## WORK TO DO:
Spot each line that carries the word "with"; copy those lines.

## INFORMATION SUPPLIED:
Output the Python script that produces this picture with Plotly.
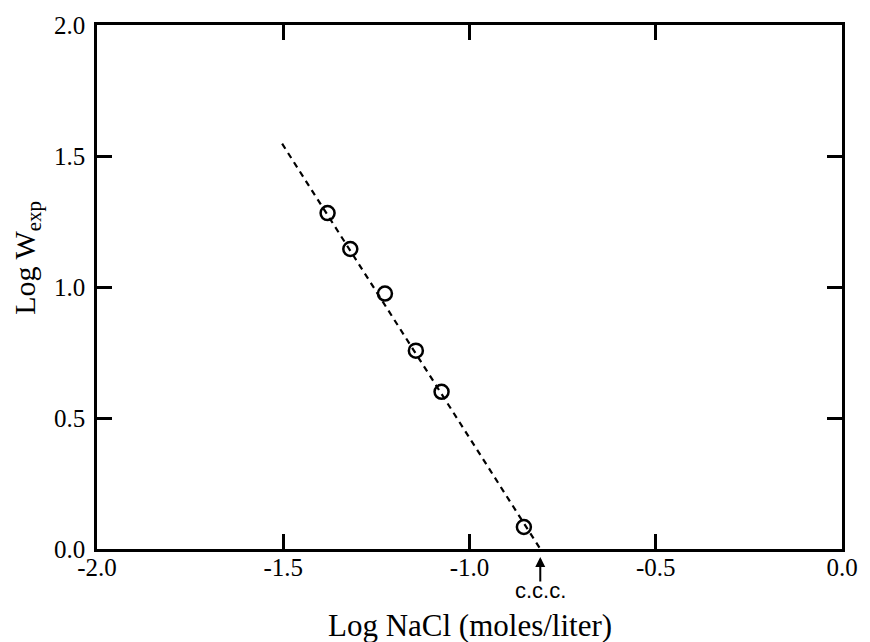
import plotly.graph_objects as go

# Data
log_nacl = [-1.381, -1.320, -1.227, -1.144, -1.075, -0.854]
log_w = [1.282, 1.145, 0.975, 0.757, 0.600, 0.084]

# Fitted (dashed) line endpoints
fit_x = [-1.503, -0.810]
fit_y = [1.547, 0.0]
ccc_x = -0.810

x_ticks = [-2.0, -1.5, -1.0, -0.5, 0.0]
x_ticktext = ["-2.0", "-1.5", "-1.0", "-0.5", "0.0"]
y_ticks = [0.0, 0.5, 1.0, 1.5, 2.0]
y_ticktext = ["0.0", "0.5", "1.0", "1.5", "2.0"]

serif = "Liberation Serif"
sans = "Liberation Sans"

fig = go.Figure()
fig.add_trace(go.Scatter(
    x=fit_x, y=fit_y, mode="lines",
    line=dict(color="black", width=2.2, dash="6px,5px"),
    showlegend=False, hoverinfo="skip",
))
fig.add_trace(go.Scatter(
    x=log_nacl, y=log_w, mode="markers",
    marker=dict(symbol="circle-open", size=14, color="black", line=dict(width=2.5, color="black")),
    showlegend=False,
))

# c.c.c. arrow and label
fig.add_annotation(
    x=ccc_x, y=0, xref="x", yref="y",
    text="", showarrow=True,
    ax=0, ay=34, standoff=8,
    arrowhead=2, arrowsize=1, arrowwidth=2, arrowcolor="black",
)
fig.add_annotation(
    x=ccc_x, y=0, xref="x", yref="y",
    text="c.c.c.", showarrow=False, yshift=-41,
    xanchor="center", yanchor="middle",
    font=dict(family=sans, size=22, color="black"),
)

# Axis titles
fig.add_annotation(
    x=0.5, y=0, xref="paper", yref="paper", yshift=-76,
    xanchor="center", yanchor="middle", showarrow=False,
    text="Log NaCl (moles/liter)",
    font=dict(family=serif, size=31, color="black"),
)
fig.add_annotation(
    x=0, y=0.5556, xref="paper", yref="paper", xshift=-70,
    xanchor="center", yanchor="middle", showarrow=False, textangle=-90,
    text="Log W<sub>exp</sub>",
    font=dict(family=serif, size=30, color="black"),
)

axis_common = dict(
    showline=True, linecolor="black", linewidth=2.5, mirror="ticks",
    ticks="inside", ticklen=15, tickwidth=2.5, tickcolor="black",
    showgrid=False, zeroline=False,
    tickfont=dict(family=serif, size=25, color="black"),
)

fig.update_xaxes(range=[-2.0, 0.0], tickvals=x_ticks, ticktext=x_ticktext,
                 ticklabelstandoff=-6, **axis_common)
fig.update_yaxes(range=[0.0, 2.0], tickvals=y_ticks, ticktext=y_ticktext,
                 ticklabelstandoff=4, **axis_common)

fig.update_layout(
    width=870, height=642,
    margin=dict(l=97, r=18, t=18, b=93),
    plot_bgcolor="white", paper_bgcolor="white",
    font=dict(family=serif, color="black"),
)

fig.write_html("out.html", config={"displayModeBar": False})

# remove default body margin so the figure sits at the page origin
with open("out.html", "r", encoding="utf-8") as f:
    html = f.read()
html = html.replace("<body>", '<body style="margin:0;padding:0;overflow:hidden;">', 1)
with open("out.html", "w", encoding="utf-8") as f:
    f.write(html)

## RESULT FOR THIS EXERCISE:
Output the Python script that produces this picture with Plotly.
with open("out.html", "r", encoding="utf-8") as f:
with open("out.html", "w", encoding="utf-8") as f:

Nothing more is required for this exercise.